Interpolation of rainfall observations during extreme rainfall events in
complex mountainous terrain
Abstract
The representation of rainfall is important for hydrological modelling,
particularly for spatially distributed models. Accurate estimation of
rainfall is particularly challenging in mountainous regions where
observations are often sparse relative to the spatial variability of
rainfall, making interpolation challenging. In these regions, orographic
processes lead to complex patterns of rainfall enhancement and rain
shadow depletion. This study tests one deterministic method, Natural
Neighbour Interpolation (NNI), and two geostatistical methods, ordinary
kriging (OK) and ordinary cokriging (CK), to determine if CK improves
rainfall interpolation during three extreme rainfall events that
occurred in the north west of England. Preliminary analysis using
long-term annual average rainfall totals, including additional high
elevation rainfall observations, showed that CK with an effective
elevation index as a secondary variable performed better than NNI and OK
with an overall improvement of around 40%. Using rainfall totals for
long-term wind direction and wind speed rainfall classes, CK performance
was variable across classes but provided an improvement of approximately
15% for wind direction classes without an easterly wind component. For
15-minute timesteps during extreme rainfall events, there were
comparatively small differences between interpolation methods,
attributed to having only relatively low elevation rainfall observations
for cross-validation, providing weak constraint. Importantly,
cross-variogram estimation (that controls the strength of the
correlation between rainfall magnitude and the secondary variable)
provided differing cross-validation results when estimated for different
rainfall total periods: 15-minutes, hourly, daily and long-term.
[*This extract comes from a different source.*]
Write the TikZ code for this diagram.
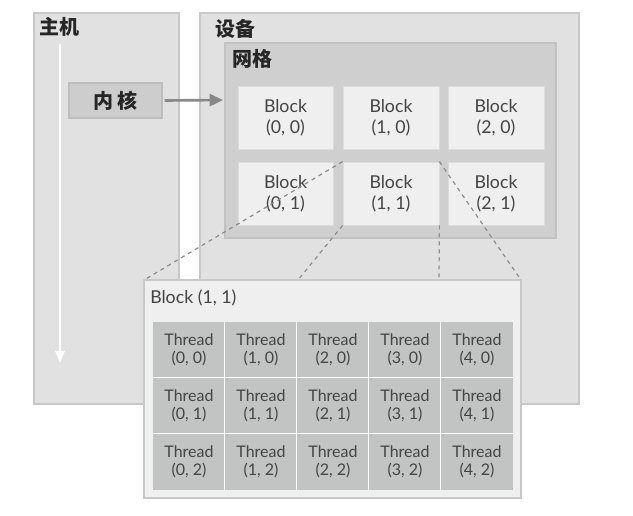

Variograms and cross variograms estimated at a 15-minute timestep
frequency were robust for many timesteps, but were difficult to fit
automatically for others. Variograms estimated from longer periods were
more reliably estimated, but tended to have lower variance and
cross-variance and longer correlation ranges producing a smoother
interpolated rainfall field. Given the weak cross-validation constraint,
care must be taken in identifying the most appropriate method and
variogram estimation period.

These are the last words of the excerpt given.